• _THE EXERCISE_: Pull every line with the word "Output" out of the entries below.

• _DATASET EXCERPTS_:
** BEGIN **
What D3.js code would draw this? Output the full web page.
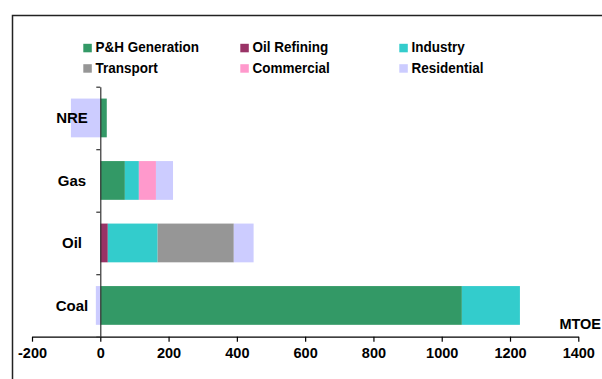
<!DOCTYPE html>
<html>
<head>
<meta charset="utf-8">
<script src="https://cdn.jsdelivr.net/npm/d3@7"></script>
<style>
  html, body { margin: 0; padding: 0; background: #fff; }
  svg { display: block; }
  text { font-family: "Liberation Sans", Arial, sans-serif; font-weight: bold; fill: #000; }
</style>
</head>
<body>
<svg id="chart" width="602" height="379"></svg>
<script>
// ---- data ----
const categories = ["NRE", "Gas", "Oil", "Coal"];
const seriesNames = ["P&H Generation", "Oil Refining", "Industry", "Transport", "Commercial", "Residential"];
const seriesColors = ["#339966", "#993366", "#33CCCC", "#969696", "#FF99CC", "#CCCCFF"];
const phGeneration = [19, 72, 0, 1059];
const oilRefining  = [0, 0, 22, 0];
const industry     = [0, 41, 146, 170];
const transport    = [0, 0, 223, 0];
const commercial   = [0, 50, 0, 0];
const residential  = [-86, 50, 58, -13];
const xTicks = [-200, 0, 200, 400, 600, 800, 1000, 1200, 1400];
const unitLabel = "MTOE";

const seriesValues = [phGeneration, oilRefining, industry, transport, commercial, residential];
const rows = categories.map((c, i) => {
  const r = { cat: c };
  seriesNames.forEach((s, j) => r[s] = seriesValues[j][i]);
  return r;
});

const svg = d3.select("#chart");

// outer frame (extends beyond the window on right/bottom)
svg.append("path")
  .attr("d", "M12.5,400 L12.5,15.5 L620,15.5")
  .attr("fill", "none").attr("stroke", "#222").attr("stroke-width", 1.5);

const x = d3.scaleLinear().domain([-200, 1400]).range([32, 578.3]);
const y = d3.scaleBand().domain(categories).range([86.7, 336.7])
  .paddingInner(0.38).paddingOuter(0.19);

const stack = d3.stack().keys(seriesNames).offset(d3.stackOffsetDiverging);
const stacked = stack(rows);

const g = svg.append("g");
g.selectAll("g.series").data(stacked).join("g")
  .attr("class", "series")
  .attr("fill", (d, i) => seriesColors[i])
  .selectAll("rect").data(d => d).join("rect")
  .attr("x", d => x(Math.min(d[0], d[1])))
  .attr("width", d => Math.abs(x(d[1]) - x(d[0])))
  .attr("y", d => y(d.data.cat))
  .attr("height", y.bandwidth());

// x axis
const xAxis = d3.axisBottom(x).tickValues(xTicks).tickSize(5).tickSizeOuter(0).tickPadding(6)
  .tickFormat(d => String(d));
const xg = svg.append("g").attr("transform", "translate(0,336.7)").call(xAxis);
xg.select(".domain").attr("stroke", "#000").attr("stroke-width", 1.2);
xg.selectAll(".tick line").attr("stroke", "#000").attr("stroke-width", 1.2);
xg.selectAll(".tick text").attr("font-size", "14.5px").attr("fill", "#000")
  .attr("font-family", "'Liberation Sans', Arial, sans-serif").attr("font-weight", "bold");

// y axis: line at 0 with ticks at category boundaries
const yLin = d3.scaleLinear().domain([0, categories.length]).range([86.7, 336.7]);
const yAxis = d3.axisLeft(yLin).ticks(categories.length).tickSize(4).tickSizeOuter(0).tickFormat("");
const yg = svg.append("g").attr("transform", `translate(${x(0)},0)`).call(yAxis);
yg.select(".domain").attr("stroke", "#333").attr("stroke-width", 1.2);
yg.selectAll(".tick line").attr("stroke", "#333").attr("stroke-width", 1.2);

// category labels
svg.append("g").selectAll("text").data(categories).join("text")
  .attr("x", 72)
  .attr("y", d => y(d) + y.bandwidth() / 2)
  .attr("dy", "0.36em")
  .attr("text-anchor", "middle")
  .attr("font-size", "15px")
  .text(d => d);

// unit label (kept fully inside the window)
svg.append("text").attr("x", 601).attr("y", 329).attr("text-anchor", "end")
  .attr("font-size", "14.5px").text(unitLabel);

// legend
const legCols = [83.3, 240.3, 399.3];
const legRows = [52.3, 72.7];
const leg = svg.append("g").selectAll("g").data(seriesNames).join("g")
  .attr("transform", (d, i) => `translate(${legCols[i % 3]},${legRows[Math.floor(i / 3)]})`);
leg.append("rect").attr("x", 0).attr("y", -8.5).attr("width", 8.5).attr("height", 8.5)
  .attr("fill", (d, i) => seriesColors[i]);
leg.append("text").attr("transform", "translate(12.2,0) scale(0.93,1)")
  .attr("font-size", "14.5px").text(d => d);
</script>
</body>
</html>
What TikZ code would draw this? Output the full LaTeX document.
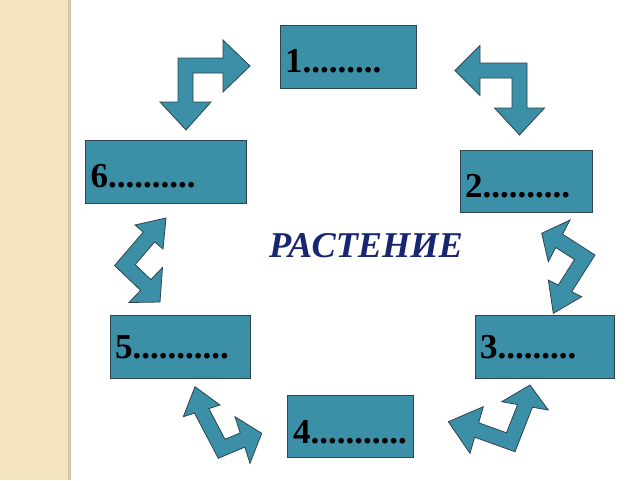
\documentclass[tikz,border=0pt]{standalone}
\usepackage{fontspec}
\setmainfont{Liberation Serif}
\definecolor{tealfill}{RGB}{59,143,166}
\definecolor{edgecol}{RGB}{48,68,80}
\definecolor{navytext}{RGB}{24,38,112}
\definecolor{stripcol}{RGB}{245,229,190}
\definecolor{stripedge}{RGB}{212,198,168}
\begin{document}
\begin{tikzpicture}[x=1pt,y=-1pt,
  box/.style={draw=edgecol, line width=0.9pt, fill=tealfill, inner sep=0pt, anchor=north west},
  lbl/.style={font=\fontsize{35}{35}\selectfont\bfseries, anchor=base west, inner sep=0pt},
  barrow/.style={draw=edgecol, line width=0.8pt, fill=tealfill, line join=miter}]
\useasboundingbox (0,0) rectangle (640,480);
\fill[white] (0,0) rectangle (640,480);
\fill[stripcol] (0,0) rectangle (68,480);
\fill[stripedge] (68,0) rectangle (71,480);
% boxes
\node[box, minimum width=136pt, minimum height=63pt] (b1) at (280,25) {};
\node[box, minimum width=161pt, minimum height=63pt] (b6) at (85,140) {};
\node[box, minimum width=132pt, minimum height=62pt] (b2) at (460,150) {};
\node[box, minimum width=140pt, minimum height=63pt] (b5) at (110,315) {};
\node[box, minimum width=139pt, minimum height=63pt] (b3) at (475,315) {};
\node[box, minimum width=126pt, minimum height=62pt] (b4) at (287,395) {};
% labels
\node[lbl] (t1) at (285,72) {1.........};
\node[lbl] (t6) at (90.5,187) {6..........};
\node[lbl] (t2) at (465,197) {2..........};
\node[lbl] (t5) at (115,358) {5...........};
\node[lbl] (t3) at (480,358) {3.........};
\node[lbl] (t4) at (293,443) {4...........};
\node[font=\fontsize{36.3}{36}\selectfont\bfseries\itshape, text=navytext, anchor=base, inner sep=0pt] (title) at (366,257) {РАСТЕНИЕ};
% arrows
\draw[barrow] (178,58) -- (223,58) -- (223,40) -- (250,66) -- (223,92) -- (223,73) -- (193,73) -- (193,102) -- (211,102) -- (186,130) -- (160,102) -- (178,102) -- cycle;
\draw[barrow] (527,63) -- (527,108) -- (544.5,108) -- (519.5,135) -- (494.5,108) -- (512,108) -- (512,78) -- (480,78) -- (480,95.5) -- (455,70.5) -- (480,45.5) -- (480,63) -- cycle;
\draw[barrow] (570,220) -- (562.6,234.2) -- (595,255) -- (571.7,291.7) -- (581.7,296.7) -- (553.3,313.3) -- (548.3,280) -- (558.3,285) -- (574.5,259.5) -- (555.7,247.5) -- (548.3,261.7) -- (541.7,233.3) -- cycle;
\draw[barrow] (530,385) -- (548.3,410) -- (532.4,407.2) -- (515,451.7) -- (474.6,437.2) -- (470,453.3) -- (448.3,421.7) -- (483.3,406.7) -- (478.7,422.8) -- (506.5,432.8) -- (517.6,404.5) -- (501.7,401.7) -- cycle;
\draw[barrow] (195,386.7) -- (220,405) -- (208.8,408.6) -- (225,439.3) -- (240.2,432.9) -- (235,416.7) -- (261.7,433.3) -- (250,463.3) -- (244.8,447.1) -- (218.3,458.3) -- (194.5,413.1) -- (183.3,416.7) -- cycle;
\draw[barrow] (166,218) -- (163,249) -- (154.7,241.9) -- (135.2,264.6) -- (150.9,279.6) -- (162.5,267.5) -- (160,302) -- (129,302.5) -- (140.6,290.4) -- (114.6,265.5) -- (143.3,232.1) -- (135,225) -- cycle;
\end{tikzpicture}
\end{document}
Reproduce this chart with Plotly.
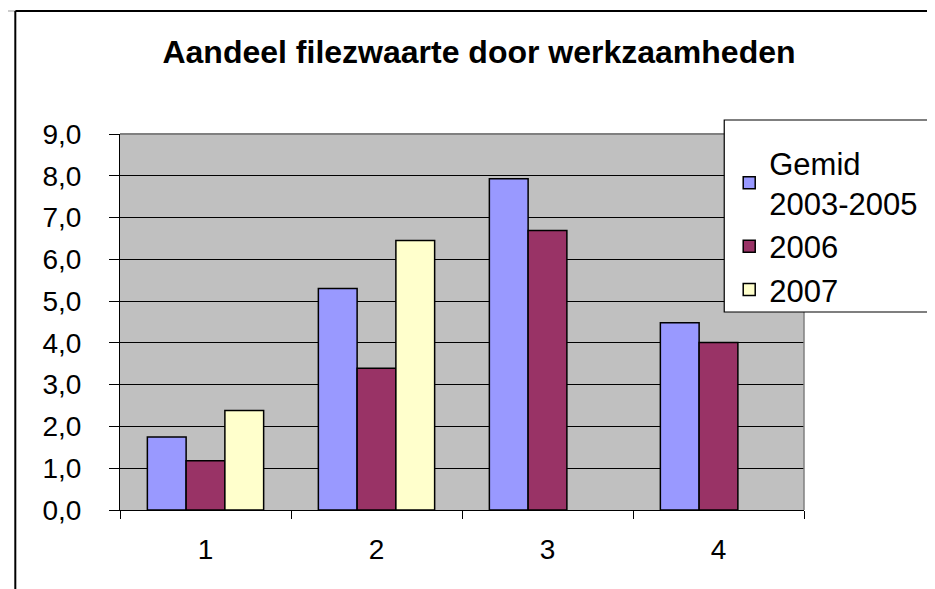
import plotly.graph_objects as go

categories = ["1", "2", "3", "4"]
gemid_2003_2005 = [1.75, 5.3, 7.93, 4.48]
y2006 = [1.18, 3.39, 6.69, 4.01]
y2007 = [2.38, 6.45, None, None]
series_names = ["Gemid<br>2003-2005", "2006", "2007"]
y_ticks = [0, 1, 2, 3, 4, 5, 6, 7, 8, 9]

OFF = 8  # page body margin
W, H = 935 - OFF, 589 - OFF
L, R, T, B = 120 - OFF, 806 - OFF, 134 - OFF, 510 - OFF


def px_x(p):
    """reference screen x -> paper fraction"""
    return (p - OFF - L) / (R - L)


def px_y(p):
    """reference screen y -> paper fraction"""
    return (B - (p - OFF)) / (B - T)


fig = go.Figure()
colors = ["#9999FF", "#993366", "#FFFFCC"]
for name, vals, c in zip(series_names, [gemid_2003_2005, y2006, y2007], colors):
    fig.add_trace(go.Bar(
        x=categories, y=vals, name=name,
        marker=dict(color=c, line=dict(color="black", width=1.5)),
    ))

FAM = "Arial, Liberation Sans, sans-serif"
tick_font = dict(family=FAM, size=28, color="black")
leg_font = dict(family=FAM, size=31, color="black")

fig.update_layout(
    width=W, height=H,
    margin=dict(l=L, r=W - R, t=T, b=H - B, pad=0),
    paper_bgcolor="white",
    plot_bgcolor="#C0C0C0",
    barmode="group",
    bargap=0.32,
    bargroupgap=0,
    separators=", ",
    font=tick_font,
    title=dict(
        text="<b>Aandeel filezwaarte door werkzaamheden</b>",
        font=dict(family=FAM, size=32, color="black"),
        x=(479 - OFF) / W, xanchor="center", xref="container",
        y=1 - (52 - OFF) / H, yanchor="middle", yref="container",
    ),
    legend=dict(
        x=px_x(731), y=px_y(136), xanchor="left", yanchor="top",
        bgcolor="rgba(0,0,0,0)", borderwidth=0,
        font=leg_font,
        traceorder="normal",
    ),
    xaxis=dict(
        type="category",
        showline=True, linecolor="black", linewidth=1,
        ticks="outside", tickson="boundaries", ticklen=8, tickcolor="black",
        showgrid=False,
        tickfont=tick_font,
        ticklabelstandoff=14,
    ),
    yaxis=dict(
        range=[0, 9],
        tickvals=y_ticks,
        tickformat=".1f",
        showline=True, linecolor="black", linewidth=1,
        ticks="outside", ticklen=10, tickcolor="black",
        showgrid=True, gridcolor="black", gridwidth=1,
        zeroline=False,
        tickfont=tick_font,
        ticklabelstandoff=22,
    ),
    shapes=[
        # plot area top/right border (gray)
        dict(type="line", xref="paper", yref="paper", x0=0, x1=1, y0=1, y1=1,
             line=dict(color="#808080", width=2), layer="above"),
        dict(type="line", xref="paper", yref="paper", x0=1, x1=1, y0=0, y1=1,
             line=dict(color="#808080", width=1.5), layer="above"),
        # chart frame
        dict(type="line", xref="paper", yref="paper",
             x0=px_x(15), x1=px_x(940), y0=px_y(11), y1=px_y(11),
             line=dict(color="black", width=2)),
        dict(type="line", xref="paper", yref="paper",
             x0=px_x(5), x1=px_x(15), y0=px_y(11), y1=px_y(11),
             line=dict(color="#999999", width=1)),
        dict(type="line", xref="paper", yref="paper",
             x0=px_x(15), x1=px_x(15), y0=px_y(11), y1=px_y(600),
             line=dict(color="black", width=2)),
        # legend box
        dict(type="rect", xref="paper", yref="paper",
             x0=px_x(726), x1=px_x(945), y0=px_y(312), y1=px_y(120),
             fillcolor="white", line=dict(color="black", width=1.2), layer="above"),
    ],
)

fig.write_html("out.html")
** END **
• _CORRECT ANSWER_:
What D3.js code would draw this? Output the full web page.
What TikZ code would draw this? Output the full LaTeX document.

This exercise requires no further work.